Tuesday, 5 November 2019

Select Committee on Finance, Public Expenditure and Reform, and Taoiseach

Finance Bill 2019: Committee Stage

Photo of Paschal DonohoePaschal Donohoe (Dublin Central, Fine Gael) | Oireachtas source

I will respond to Deputy Murphy's question first. To deal with the whole issue of progressivity and fairness, we should have this discussion in the context of the fact that we have a very, very progressive and redistributive tax code in the first place. According to work done by the OECD we are the most progressive EU member state when it comes to the progressivity of our tax code and we are the third most progressive in the OECD. The Deputy will be aware of the information on the reduction in GNI coefficients, which is a measure for looking at the equality of income distribution within societies. Again, it shows that the combination of our tax and welfare code means that we have delivered the seventh largest reductions in market income within the OECD.

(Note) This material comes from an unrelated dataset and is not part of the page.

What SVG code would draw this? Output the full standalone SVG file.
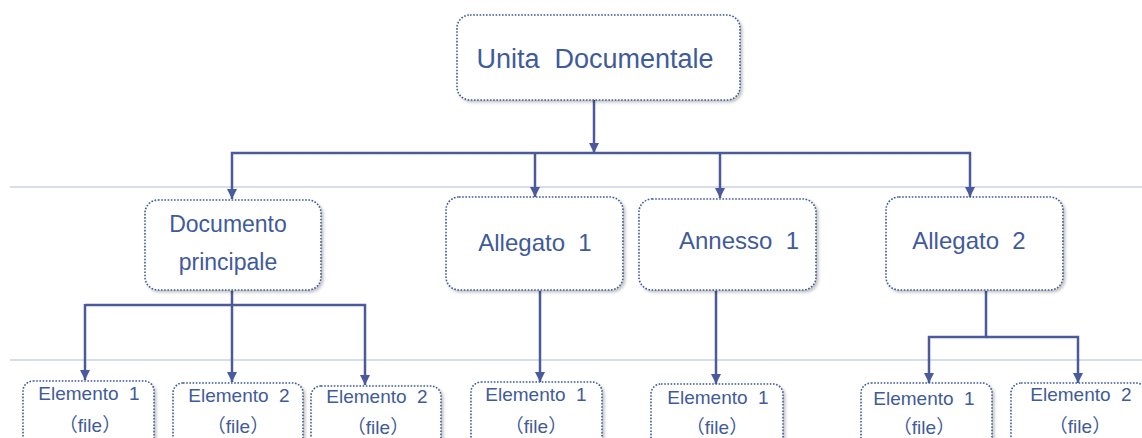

On the Deputy's question on what would be the effect of a model such as he proposed, I do accept that it would mean that for those who were on very high incomes, the progressivity or the rate at which they begin to pay more and more tax would accelerate. If one looks at those who are on high incomes one could make the case that for those people it is more progressive. I do think there are trade-offs between one's tax base and how progressive that tax base is. I think one is better off having a progressive broad tax base as opposed to what, I think, the Deputy is suggesting, which is that one would have many people not paying this tax at all and then, for those who are paying it, they pay it at a very progressive rate. The model the Deputy appears to be advocating here is a model that would make our USC code vulnerable all over again in terms of the number of people who would not be paying it.

In terms of the question posed by Deputy Doherty, the report that I published outlined ten different options on how integration between USC and PRSI could take place. The cost varied between €600 million and €1.2 billion per year if one is looking to keep revenue neutral. Because of all of that, it is going to be very difficult to make progress on that in the short term. In the short term, particularly with all of the uncertainty that we have, the main thing we will see in USC will be a variant on what we have done recently, which is either modest changes in rates or people paying different rates of USC on different rates of income versus what they are paying at the moment.